October 20, 2016
Definitions Essential to Understanding 'Pay or Play' Compliance
In general, under the employer shared responsibility (“pay or play”) provisions of the Affordable Care Act (ACA), applicable large employers—generally those with 50 or more full-time employees, including full-time equivalent employees—may be subject to a penalty if they do not offer minimum essential coverage that is affordable and provides minimum value to their full-time employees (and their dependents).
Here are definitions to help employers understand these key terms:
Minimum Essential Coverage: Minimum essential coverage includes, among other things, coverage under an employer-based plan (including self-insured plans, retiree plans, and COBRA coverage). It does not include fixed indemnity, life insurance, dental, or vision coverage. Click here for more on what qualifies as minimum essential coverage.
Affordable Coverage: For plan years beginning in 2016, coverage is generally considered affordable if the employee’s required contribution for the lowest cost self-only health plan is 9.66% or less of his or her household income for the taxable year. Given that employers are unlikely to know an employee’s household income, for purposes of pay or play, they may use a number of safe harbors to determine affordability, including reliance on Form W-2 wages.
Note: While previously released guidance updates the affordability threshold to 9.69% for plan years beginning in 2017 for purposes of the premium tax credit, the pay or play regulations regarding penalties for failing to offer health coverage and use of the affordability safe harbors were not updated to reflect this increase. Employers intending to take advantage of one or more of the three affordability safe harbors should therefore consult a knowledgeable benefits attorney or tax specialist for specific guidance on how to proceed.
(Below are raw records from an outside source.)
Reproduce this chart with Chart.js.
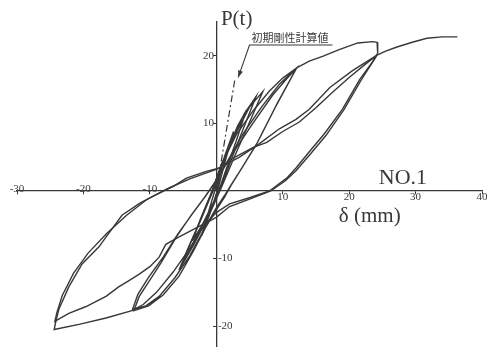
<!DOCTYPE html>
<html><head><meta charset="utf-8">
<script src="https://cdn.jsdelivr.net/npm/chart.js@4/dist/chart.umd.min.js"></script>
<style>html,body{margin:0;padding:0;background:#fff;}#wrap{width:487px;height:356px;}</style>
</head><body><div id="wrap"><canvas id="c" width="487" height="356"></canvas></div>
<script>
// tick values
const deltaTicks = [-30, -20, -10, 0, 10, 20, 30, 40];
const loadTicks = [-20, -10, 0, 10, 20];

// small cycles (delta in mm, load in t)
const smallDelta = [0,1.2,2.6, 1.4,0.3,-1,-2.2, -1.2,0,1.5,3.2,4.5, 3,1.2,0,-1.8,-3.6, -2.4,-0.8,0.8,2.5,4.2,6, 4.3,2,0.4,-1.5,-3.5,-5.3, -4,-2.2,-0.5,1,3,5,7, 5.2,2.8,0.8,-1,-3.3,-5.6];
const smallLoad  = [0,5,8.8, 4.6,0.5,-3.5,-6.6, -3.2,0.8,5.5,9.6,11.9, 7.4,2.4,-1,-4.5,-7.4, -4.2,-0.4,4,8,11.4,14, 9.8,4,0,-3.8,-7.8,-11.2, -8,-4,0,4.2,8.6,12.4,14.7, 10.6,5.2,0.6,-3.4,-7.8,-11.7];

// medium cycles (about +-12 mm)
const mediumDelta = [-5.6,-4.3,-2.5,-0.8,0.8,3,5.5,8,10,12.1, 9,6,3.6,2.2,1.2, 0,-1.6,-3.5,-5.6,-8,-10.2,-12.4, -11.6,-10,-8.3,-6,-3.8,-1.8,0, 1.8,4,6.8,9.5,12.1, 9.2,6.2,3.8,2.3,1.3, 0,-1.8,-4,-6.2,-8.6,-10.6,-12.6, -11.8,-10.2,-8,-5.8,-3.6,-1.5,0.3, 2.5,5.5,8.5,10.5,12.1];
const mediumLoad  = [-11.7,-8.6,-4.6,-0.5,4,8.3,11.8,14.8,16.7,18.2, 12.6,6.8,3,0.8,-1, -2.8,-5.4,-9,-12.6,-15.4,-17,-17.7, -15.6,-13.2,-10.6,-6.8,-3.6,-1,1.6, 4.6,8.4,12.4,15.8,18.2, 13,7.2,3.3,1,-0.6, -2.5,-5.6,-9.6,-12.8,-15.6,-17,-17.5, -15.3,-12.8,-9.8,-6.4,-3.4,-0.6,2, 5.6,10,14.2,16.5,18.2];

// large cycle 1 (about +-24 mm)
const large1Delta = [12.1,14,16,18.5,21.3,23.5,24.2,24.3, 23.6,21.6,19,16.3,14,12,10.6,8,5,2,0, -2,-4.2,-6.5,-9,-11,-12.7, -16.6,-20.5,-24.4, -24.2,-23.7,-22.2,-20.2,-17.7,-14.2,-11.5,-9,-6.6,-4.5,-1.5,0.5, 2.4,5.5,7.6,10,12.5,15,17.5,20,22.5,24.2];
const large1Load  = [18.2,19.2,19.9,20.9,21.9,22.1,22.0,20.4, 19.2,16.5,12.1,8.5,5.8,3.4,1.9,0,-1,-1.9,-3.2, -5.3,-8.8,-12,-15,-16.8,-17.7, -18.8,-19.7,-20.5, -19.5,-17.5,-14.2,-10.8,-8.3,-3.6,-1.8,-0.5,0.6,1.9,2.9,3.4, 4.8,6.4,7.2,8.8,10.2,12.3,14.6,16.8,18.8,20.1];

// large cycle 2
const large2Delta = [24.2,21.8,19.2,16.5,14.2,12,10.4,8.2,5,2,0, -3.3,-5.8,-7.6,-8.6,-10,-11.6,-13.2,-14.7,-16.6,-18,-19.6,-22.2,-24.3, -24,-23.2,-21.5,-19.3,-16.5,-13.5,-10.5,-7.2,-4,0, 3.5,6.5,9.5,12,14,17.1,20.5,24.2];
const large2Load  = [20.1,16.4,12,8.2,5.5,3,1.5,0,-1.2,-2.3,-3.9, -5.6,-6.9,-7.9,-9.8,-11.2,-12.3,-13.3,-14.2,-15.6,-16.3,-17.1,-18.1,-19.3, -18,-15.5,-12.2,-9.2,-6.3,-3.6,-1.3,0.4,1.8,3.2, 5,7,9.2,10.6,12.1,15.3,17.8,20.1];

// final monotonic push
const finalDelta = [24.2,25.5,27.2,29.5,31.7,34,36.3];
const finalLoad  = [20.1,20.7,21.3,22,22.6,22.8,22.8];

// calculated initial stiffness line
const stiffDelta = [0, 2.8];
const stiffLoad  = [0, 16.5];

const ink = '#383838';
const serif = "'Liberation Serif', 'DejaVu Serif', serif";
const pts = (xs, ys) => xs.map((x, i) => ({x: x, y: ys[i]}));
const lineDs = (xs, ys, extra) => Object.assign({
  data: pts(xs, ys), showLine: true, borderColor: ink, borderWidth: 1.4,
  pointRadius: 0, tension: 0, fill: false
}, extra || {});

const annot = {
  id: 'annot',
  afterDraw(chart) {
    const ctx = chart.ctx;
    const sx = chart.scales.x, sy = chart.scales.y;
    const px = v => sx.getPixelForValue(v), py = v => sy.getPixelForValue(v);
    ctx.save();
    ctx.fillStyle = ink; ctx.strokeStyle = ink;
    ctx.textBaseline = 'middle';
    ctx.textAlign = 'left';
    ctx.font = '21px ' + serif;
    ctx.fillText('P(t)', px(0.7), py(25.3));
    ctx.textAlign = 'center';
    ctx.font = '22px ' + serif;
    ctx.fillText('NO.1', px(28.1), py(1.9));
    ctx.font = '21px ' + serif;
    ctx.fillText('\u03B4 (mm)', px(23.1), py(-3.8));
    ctx.textAlign = 'left';
    ctx.font = "11px 'Noto Sans CJK JP'";
    ctx.fillText('初期剛性計算値', px(5.3), py(22.7));
    // underline and pointer
    const ax = px(5), ay = py(21.6), tx = px(3.3), ty = py(16.8);
    ctx.lineWidth = 1.1;
    ctx.beginPath();
    ctx.moveTo(px(17.5), ay); ctx.lineTo(ax, ay); ctx.lineTo(tx, ty);
    ctx.stroke();
    const dx = tx - ax, dy = ty - ay, L = Math.hypot(dx, dy), ux = dx / L, uy = dy / L;
    ctx.beginPath();
    ctx.moveTo(tx, ty);
    ctx.lineTo(tx - ux * 7 - uy * 2.5, ty - uy * 7 + ux * 2.5);
    ctx.lineTo(tx - ux * 7 + uy * 2.5, ty - uy * 7 - ux * 2.5);
    ctx.closePath(); ctx.fill();
    ctx.restore();
  }
};

const tickFont = {family: serif, size: 11};

new Chart(document.getElementById('c'), {
  type: 'scatter',
  data: {
    datasets: [
      lineDs(smallDelta, smallLoad),
      lineDs(mediumDelta, mediumLoad),
      lineDs(large1Delta, large1Load),
      lineDs(large2Delta, large2Load),
      lineDs(finalDelta, finalLoad),
      lineDs(stiffDelta, stiffLoad, {borderDash: [7, 3, 2, 3], borderWidth: 1.2})
    ]
  },
  options: {
    responsive: false, animation: false, devicePixelRatio: 1,
    layout: {padding: {left: 17, right: 5, top: 22, bottom: 6}},
    plugins: {legend: {display: false}, tooltip: {enabled: false}, title: {display: false}},
    scales: {
      x: {
        type: 'linear', min: -30, max: 40, position: {y: 0},
        afterBuildTicks: s => { s.ticks = deltaTicks.map(v => ({value: v})); },
        ticks: {callback: v => (v > 0 ? String(v) : ''), font: tickFont, color: ink, padding: -3, maxRotation: 0, autoSkip: false},
        grid: {display: true, drawOnChartArea: false, drawTicks: true, tickLength: 3, color: ink},
        border: {display: true, color: ink, width: 1.3}
      },
      x2: {
        type: 'linear', axis: 'x', min: -30, max: 40, position: {y: 0},
        afterBuildTicks: s => { s.ticks = deltaTicks.map(v => ({value: v})); },
        ticks: {callback: v => (v < 0 ? String(v) : ''), font: tickFont, color: ink, padding: -16.6, maxRotation: 0, autoSkip: false},
        grid: {display: false},
        border: {display: false}
      },
      y: {
        type: 'linear', min: -23, max: 25, position: {x: 0},
        afterBuildTicks: s => { s.ticks = loadTicks.map(v => ({value: v})); },
        ticks: {callback: v => (v > 0 ? String(v) + '\u2009' : ''), font: tickFont, color: ink, autoSkip: false},
        grid: {display: true, drawOnChartArea: false, drawTicks: true, tickLength: 3, color: ink},
        border: {display: true, color: ink, width: 1.3}
      },
      y2: {
        type: 'linear', axis: 'y', min: -23, max: 25, position: {x: 2.45},
        afterBuildTicks: s => { s.ticks = loadTicks.map(v => ({value: v})); },
        ticks: {callback: v => (v < 0 ? String(v) : ''), font: tickFont, color: ink, autoSkip: false},
        grid: {display: false},
        border: {display: false}
      }
    }
  },
  plugins: [annot]
});
</script></body></html>
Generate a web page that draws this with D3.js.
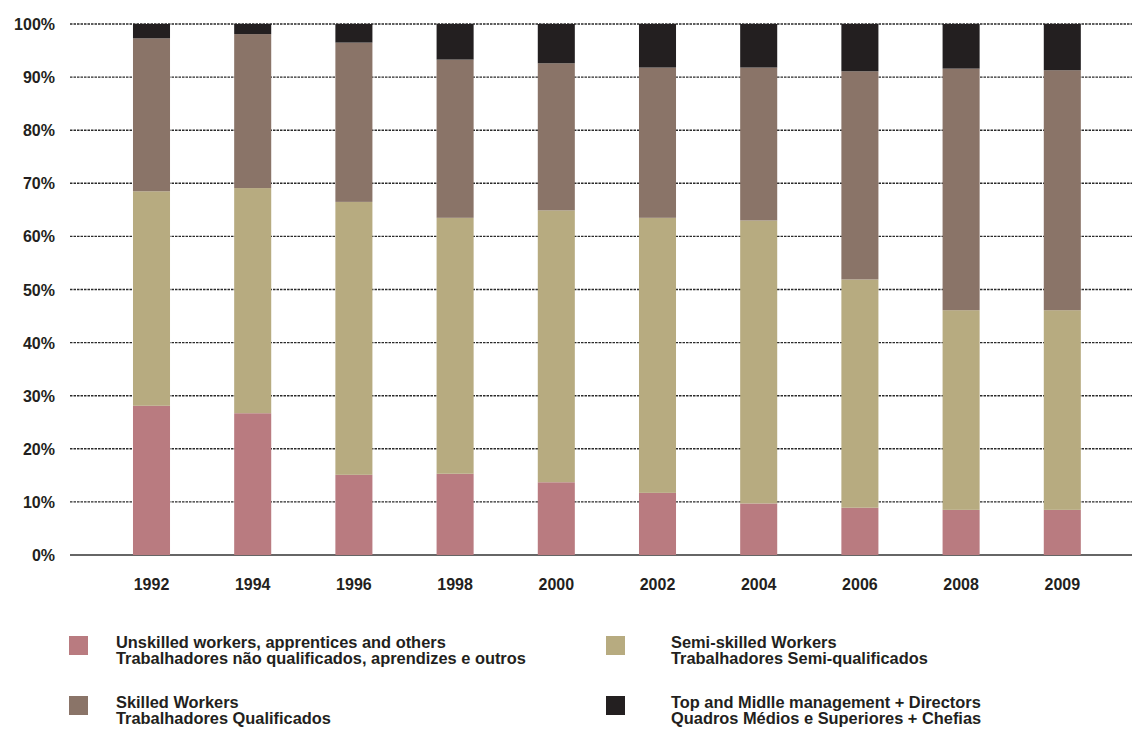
<!DOCTYPE html>
<html>
<head>
<meta charset="utf-8">
<script src="https://cdn.jsdelivr.net/npm/d3@7"></script>
<style>
  html, body { margin: 0; padding: 0; background: #fff; }
  svg { display: block; }
  text { font-family: "Liberation Sans", Arial, sans-serif; fill: #231f20; }
</style>
</head>
<body>
<svg id="chart" width="1132" height="729"></svg>
<script>
// Workforce composition by qualification level (% of total)
const years = ["1992", "1994", "1996", "1998", "2000", "2002", "2004", "2006", "2008", "2009"];
const unskilled  = [28.1, 26.7, 15.1, 15.3, 13.7, 11.7,  9.7,  8.9,  8.5,  8.5];
const semiSkilled = [40.4, 42.4, 51.4, 48.2, 51.2, 51.8, 53.3, 43.0, 37.6, 37.6];
const skilled    = [28.8, 29.0, 30.0, 29.8, 27.7, 28.3, 28.8, 39.2, 45.5, 45.2];
const management = [ 2.7,  1.9,  3.5,  6.7,  7.4,  8.2,  8.2,  8.9,  8.4,  8.7];
const yTicks = [0, 10, 20, 30, 40, 50, 60, 70, 80, 90, 100];

const seriesKeys = ["unskilled", "semi", "skilled", "mgmt"];
const seriesColors = ["#b97b80", "#b7ab80", "#8a7468", "#231f20"];
const legendLines = [
  ["Unskilled workers, apprentices and others", "Trabalhadores não qualificados, aprendizes e outros"],
  ["Semi-skilled Workers", "Trabalhadores Semi-qualificados"],
  ["Skilled Workers", "Trabalhadores Qualificados"],
  ["Top and Midlle management + Directors", "Quadros Médios e Superiores + Chefias"]
];

const rows = years.map((y, i) => ({
  year: y,
  unskilled: unskilled[i],
  semi: semiSkilled[i],
  skilled: skilled[i],
  mgmt: management[i]
}));

const svg = d3.select("#chart");
const plotLeft = 70, plotRight = 1132, plotTop = 24, plotBottom = 555;

const x = d3.scaleBand()
  .domain(years)
  .range([100.9, 1112.9])
  .paddingInner(0.634)
  .paddingOuter(0.317);

const y = d3.scaleLinear().domain([0, 100]).range([plotBottom, plotTop]);

// Horizontal gridlines
svg.append("g")
  .selectAll("line")
  .data(yTicks.filter(t => t > 0))
  .join("line")
  .attr("x1", plotLeft).attr("x2", plotRight)
  .attr("y1", d => y(d)).attr("y2", d => y(d))
  .attr("stroke", "#2a2a2a")
  .attr("stroke-width", 1.4)
  .attr("stroke-dasharray", "2.5,1");

// Baseline
svg.append("line")
  .attr("x1", plotLeft).attr("x2", plotRight)
  .attr("y1", y(0)).attr("y2", y(0))
  .attr("stroke", "#666").attr("stroke-width", 2);

// Y axis labels
svg.append("g")
  .selectAll("text")
  .data(yTicks)
  .join("text")
  .attr("x", 55)
  .attr("y", d => y(d) + 6)
  .attr("text-anchor", "end")
  .attr("font-size", 16)
  .attr("font-weight", "bold")
  .text(d => d + "%");

// Stacked bars
const stacked = d3.stack().keys(seriesKeys)(rows);
svg.append("g")
  .selectAll("g")
  .data(stacked)
  .join("g")
  .attr("fill", (d, i) => seriesColors[i])
  .selectAll("rect")
  .data(d => d)
  .join("rect")
  .attr("x", d => x(d.data.year))
  .attr("width", x.bandwidth())
  .attr("y", d => y(d[1]))
  .attr("height", d => y(d[0]) - y(d[1]));

// X axis labels
svg.append("g")
  .selectAll("text")
  .data(years)
  .join("text")
  .attr("x", d => x(d) + x.bandwidth() / 2)
  .attr("y", 590)
  .attr("text-anchor", "middle")
  .attr("font-size", 16)
  .attr("font-weight", "bold")
  .text(d => d);

// Legend
const legendPos = [
  { sx: 69, tx: 116, y: 636 },
  { sx: 606, tx: 671, y: 636 },
  { sx: 69, tx: 116, y: 696 },
  { sx: 606, tx: 671, y: 696 }
];
const legend = svg.append("g")
  .selectAll("g")
  .data(seriesKeys)
  .join("g");
legend.append("rect")
  .attr("x", (d, i) => legendPos[i].sx)
  .attr("y", (d, i) => legendPos[i].y)
  .attr("width", 19).attr("height", 19)
  .attr("fill", (d, i) => seriesColors[i]);
legend.each(function (d, i) {
  const g = d3.select(this);
  legendLines[i].forEach((line, j) => {
    g.append("text")
      .attr("x", legendPos[i].tx)
      .attr("y", legendPos[i].y + 12 + j * 16)
      .attr("font-size", 16.4)
      .attr("font-weight", "bold")
      .text(line);
  });
});
</script>
</body>
</html>
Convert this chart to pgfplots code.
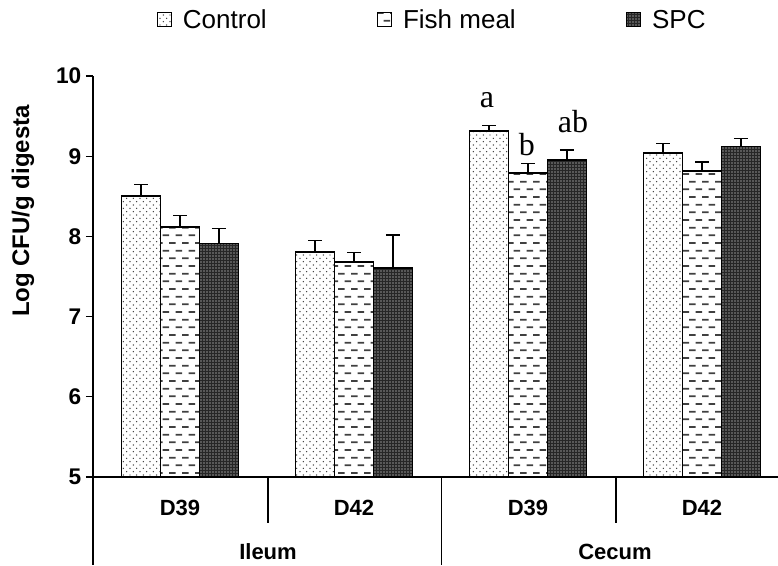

Minimum Value: An employer-sponsored plan provides minimum value if it covers at least 60% of the total allowed cost of benefits that are expected to be incurred under the plan. Employers generally must use a minimum value calculator developed by the U.S. Department of Health and Human Services (HHS) to determine if a plan with standard features provides minimum value. Plans with nonstandard features are required to obtain an actuarial certification for any nonstandard features. HHS has also proposed regulations for certain safe harbor plan designs that will satisfy minimum value.